那天丈夫打通了电话,问那边:「苏警官,这事儿你看怎么办?」
电话那边沉默了一会儿……
那是苏清河的声音,我却现在才回忆起来。
「警察办案是为了让群众幸福,如果我们为了死程序,把活人往火坑里推,那就本末倒置了。既然过程和结果都是为了当事人好,那有时候说谎也是我们需要学会的,没必要给姑娘带去一生的痛苦。就这样定了吧,坏人照样抓,但别和任何人说找到姑娘了,出事我担责。」
原来我早就和他接触过了,只是我想不起和他有关的记忆。
从大山里出来后,我在医院待了几天。
我好想爬起来,我想去找萧沐白,但我怕镇上的人们认出我,我怕养父母知道我还活着。
林云知道了我的情况,他和我说:「你要是没地方去,那就先住我家吧。你们不是约好每个周末见面吗?以后我有空就带你去,我要是没空,那你就学个驾照,开我的车去。」
我问他,我该怎么报答你。
他说……还能咋报答,你就先在我家帮忙洗衣做饭啊!
那天起,我开始住在他家,等周末的时候,他总会开车陪我去那个公园。
我们躲在贴了膜的车里,静静地看着秋千。
第一次,萧沐白不在。
第二次,萧沐白也不在。
我遵守着约定,可他半年没来。
我不死心,林云就带我去了他的大学,让我当面去找他。
我不敢进学校,因为就是市里的大学,我怕会有同村同镇的人,每个人都以为我死在大山里了。

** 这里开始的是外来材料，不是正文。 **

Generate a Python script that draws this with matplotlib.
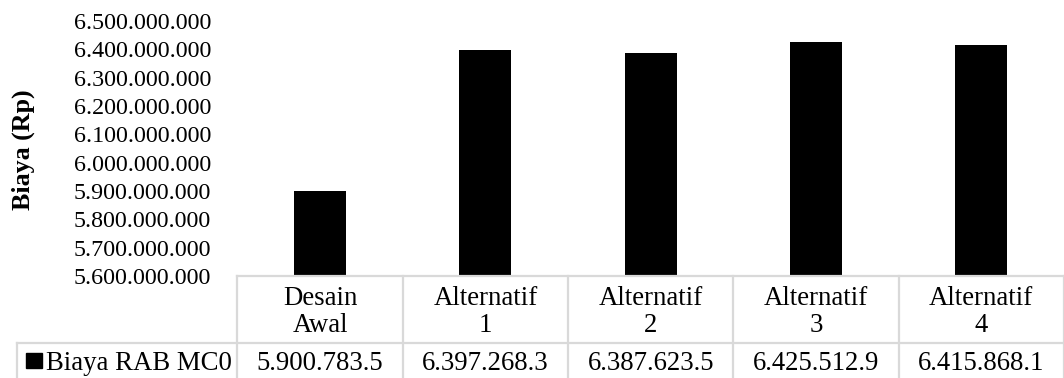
import matplotlib
matplotlib.use('Agg')
import matplotlib.pyplot as plt
import matplotlib.transforms as mtransforms
from matplotlib.ticker import FuncFormatter
import numpy as np

plt.rcParams['font.family'] = ['Liberation Serif', 'DejaVu Serif']

categories = ['Desain\nAwal', 'Alternatif\n1', 'Alternatif\n2', 'Alternatif\n3', 'Alternatif\n4']
series_name = 'Biaya RAB MC0'
# costs in thousands of rupiah
cost_thousands = [5900783.5, 6397268.3, 6387623.5, 6425512.9, 6415868.1]

W, H = 1064, 378
grid_color = '#d9d9d9'
fs_tick = 17.3
fs_table = 19.3

fig = plt.figure(figsize=(W / 100, H / 100), dpi=100)
ax = fig.add_axes([237.5 / W, 1 - 276 / H, 1 - 237.5 / W, (276 - 21) / H])

x = np.arange(len(categories))
values = np.array(cost_thousands) * 1000
ax.bar(x, values, 0.315, color='black')

ax.set_xlim(-0.5, len(categories) - 0.5)
ax.set_ylim(5.6e9, 6.5e9)
ax.set_yticks(np.arange(5.6e9, 6.5e9 + 1, 1e8))
ax.yaxis.set_major_formatter(FuncFormatter(lambda v, p: f'{v:,.0f}'.replace(',', '.')))
ax.tick_params(axis='y', length=0, pad=19, labelsize=fs_tick)
ax.set_xticks([])
for s in ax.spines.values():
    s.set_visible(False)

fig.text(23.5 / W, 1 - 149.5 / H, 'Biaya (Rp)', rotation=90, fontsize=18.7,
         fontweight='bold', ha='center', va='center')

# data table under the bars
trans = mtransforms.blended_transform_factory(ax.transData, fig.transFigure)
y_top = 1 - 276 / H
y_mid = 1 - 343.3 / H
lw = 1.6
ax.plot([-0.5, len(categories) - 0.5], [y_top, y_top], color=grid_color, lw=lw,
        transform=trans, clip_on=False)
fig.add_artist(plt.Line2D([17 / W, 1], [y_mid, y_mid], color=grid_color, lw=lw))
fig.add_artist(plt.Line2D([17 / W, 17 / W], [0, y_mid], color=grid_color, lw=lw))
for b in np.arange(len(categories) + 1) - 0.5:
    ax.plot([b, b], [0, y_top], color=grid_color, lw=lw, transform=trans, clip_on=False)

for i, (cat, v) in enumerate(zip(categories, cost_thousands)):
    ax.text(i, 1 - 312 / H, cat, transform=trans, ha='center', va='center',
            fontsize=fs_table, linespacing=1.08)
    ax.text(i, 1 - 363 / H, f'{v:,.1f}'.replace(',', '.'), transform=trans,
            ha='center', va='center', fontsize=fs_table)

# legend key in the table row header
fig.add_artist(plt.Rectangle((26 / W, 1 - 368 / H), 16 / W, 15 / H,
                             color='black', transform=fig.transFigure))
fig.text(46 / W, 1 - 363 / H, series_name, fontsize=fs_table, ha='left', va='center')

fig.savefig('out.png', dpi=100)
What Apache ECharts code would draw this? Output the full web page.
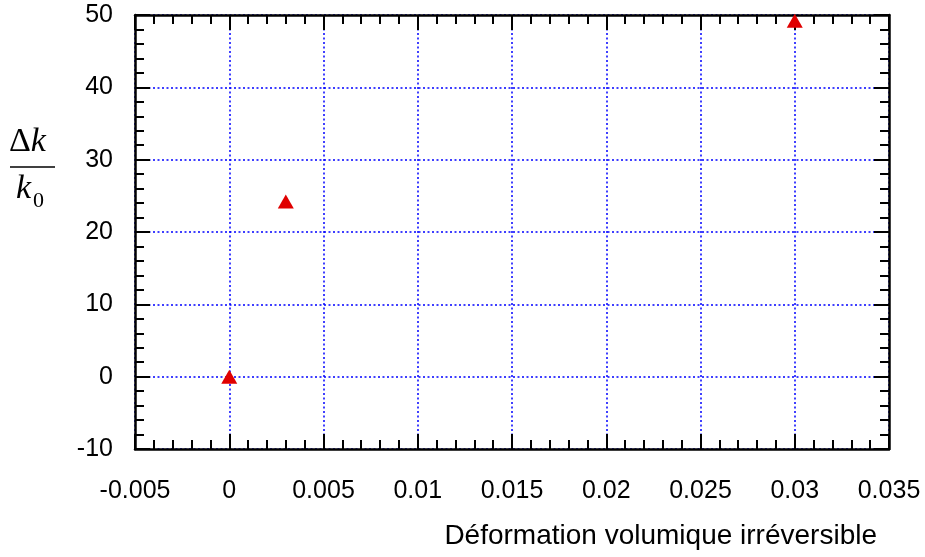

林云替我进去找他,我把唯一的萧沐白的照片给他,让他千万不要认错了。
我满怀期待地在车里等待着,最后却只看到林云孤零零地出来了。
我问他,萧沐白呢?
林云说……他看见情侣卿卿我我的。
我痴痴等待的人呀,已经有了别的人儿。
我忍着眼泪挤出笑容,我说没关系呀,他只是以为我死了,因为每个人都以为我死了。只要我回来了,我们可以去和那个女孩解释清楚,她肯定会理解的呀!
林云说好,起身就要下车。
我却一把抓住了他的胳膊。
能让他半年内就放下我,那个女孩……肯定很好吧?
她一定是说话软软糯糯的,不像我在他面前整天只会傻笑。
她一定有美丽的秀发,好看的眼睛,不像我长期营养不良,头发都是枯黄的,眼眶都是凹陷的。
她一定像娃娃一样精致,有着吹弹可破的肌肤,不像我身上那么多伤疤,自己洗澡都不愿意看镜子一眼。
我最终不敢去面对,让林云开车载着我回去。
来到他家楼下,我终于没忍住哭了,我说从今天开始,我再也没有地方可以去了。
林云牵住了我的手。
他说既然你无处可去,那你永远留在这儿,好吗?
那天起,我留在了他的身边。
久而久之,我的英雄成为了我的男人。
黑暗里总是难熬的,可迟早会迎来光明。
但我从未想过,我的黑夜会如此漫长。
半夏沉默片刻,忽然说:「有个事儿,想和你说说,我也是才知道。」
「什么事?」
「记得我疑惑过,为什么白术不阻止那场大火吗?」
「记得。」
「我听人说……我也仅仅是听说啊,我没有证据,那场大火……好像是白术放的。」
我心中一惊,不敢置信地看着半夏:「你听谁说的?」
「我朋友,我们两个经常在一起合作,是生死战友。」
「他怎么与你说的?」
「我让他亲自与你说吧,他就在我隔壁住着。」
半夏起了身,往走廊处跑去,去隔壁敲了敲门。
过路的猎罪人瞧见了,忍不住与他笑道:「没头脑,又去找你的大聪明啊?」
没头脑和大聪明……
半夏恶狠狠瞪了那几人一眼,趁着那几个猎罪人走远了,忍不住小声说:「狗东西。」
他说得很小声,谁知道他们耳朵尖听见了,回过身问:「你骂谁?」
半夏连忙用手指着我:「我骂她呢,我在与她开玩笑。」
此时隔壁的门开了,却见一个女孩站在门口,睡眼朦胧地打了个哈欠:「夏哥哥,有什么事吗?」
「你过来,有事情要问你。」
半夏拉着她进了房间,随后与我说:「这位是押送者枸杞子。」
我问:「是之前帮我们离开的那位吗?身材看着不太像……」
「那个是杜仲,枸杞子只负责简单的任务。」
枸杞子、杜仲,又全都是中药名……果然这是捕罪楼的默契。